• [What to produce]:
Isolate every line in the data with the string "this" and copy it.

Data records
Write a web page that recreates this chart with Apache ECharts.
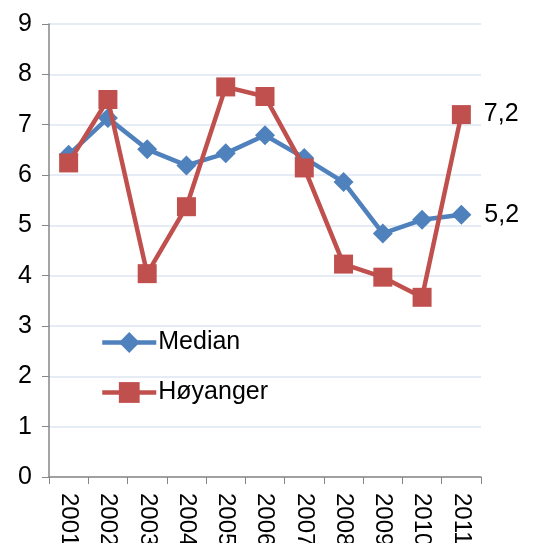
<!DOCTYPE html>
<html>
<head>
<meta charset="utf-8">
<script src="https://cdn.jsdelivr.net/npm/echarts@6/dist/echarts.min.js"></script>
<style>
  html, body { margin: 0; padding: 0; background: #fff; }
  #main { width: 550px; height: 543px; }
</style>
</head>
<body>
<div id="main"></div>
<script>
// år
const years = ['2001', '2002', '2003', '2004', '2005', '2006', '2007', '2008', '2009', '2010', '2011']
// verdiar lesne av figuren
const median = [6.40, 7.13, 6.51, 6.19, 6.43, 6.79, 6.34, 5.86, 4.84, 5.11, 5.21]
const hoyanger = [6.24, 7.50, 4.04, 5.37, 7.75, 7.56, 6.14, 4.23, 3.97, 3.57, 7.20]

const font = 'Liberation Sans, Arial, sans-serif'

// berre siste punkt får etikett
function endLabel(arr) {
  return arr.map((v, i) => {
    if (i !== arr.length - 1) return v
    return {
      value: v,
      label: {
        show: true,
        position: 'right',
        distance: 13,
        color: '#000',
        fontSize: 25,
        fontFamily: font,
        formatter: (p) => p.value.toFixed(1).replace('.', ',')
      }
    }
  })
}

let chart = echarts.init(document.getElementById('main'))

let option = {
  animation: false,
  backgroundColor: '#fff',
  grid: {
    left: 49,
    right: 69,
    top: 24,
    bottom: 66,
    containLabel: false,
    outerBoundsMode: 'none'
  },
  legend: {
    orient: 'vertical',
    left: 95,
    top: 325,
    itemWidth: 54,
    itemHeight: 26,
    itemGap: 25,
    itemStyle: { borderWidth: 0 },
    lineStyle: { width: 4.5 },
    textStyle: { fontSize: 25, fontFamily: font, color: '#000', padding: [0, 0, 0, -3] },
    data: ['Median', 'Høyanger']
  },
  xAxis: {
    type: 'category',
    data: years,
    boundaryGap: true,
    axisLine: { lineStyle: { color: '#868686', width: 1.5 } },
    axisTick: { show: true, length: 7, lineStyle: { color: '#868686' } },
    axisLabel: {
      rotate: -90,
      margin: 16,
      fontSize: 24,
      fontFamily: font,
      color: '#000',
      interval: 0
    }
  },
  yAxis: {
    type: 'value',
    min: 0,
    max: 9,
    interval: 1,
    axisLine: { show: true, lineStyle: { color: '#868686', width: 1.5 } },
    axisTick: { show: true, length: 7, lineStyle: { color: '#868686' } },
    axisLabel: { fontSize: 25, fontFamily: font, color: '#000', margin: 17 },
    splitLine: { lineStyle: { color: '#dce6f2', width: 1.5 } }
  },
  series: [
    {
      name: 'Median',
      type: 'line',
      data: endLabel(median),
      symbol: 'diamond',
      symbolSize: 20,
      lineStyle: { color: '#4f81bd', width: 4.5 },
      itemStyle: { color: '#4f81bd' },
      z: 2
    },
    {
      name: 'Høyanger',
      type: 'line',
      data: endLabel(hoyanger),
      symbol: 'rect',
      symbolSize: 19,
      lineStyle: { color: '#c0504d', width: 4.5 },
      itemStyle: { color: '#c0504d' },
      z: 3
    }
  ]
}

chart.setOption(option)
window.addEventListener('resize', function () {
  chart.resize()
})
</script>
</body>
</html>
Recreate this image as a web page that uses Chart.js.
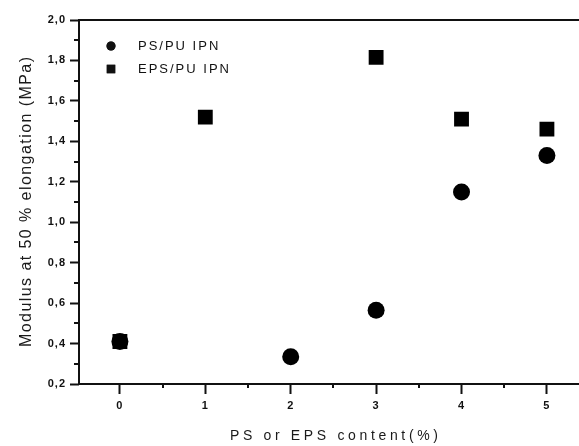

• [Problem solution]:
Write a web page that recreates this chart with Apache ECharts.
Recreate this image as a web page that uses Chart.js.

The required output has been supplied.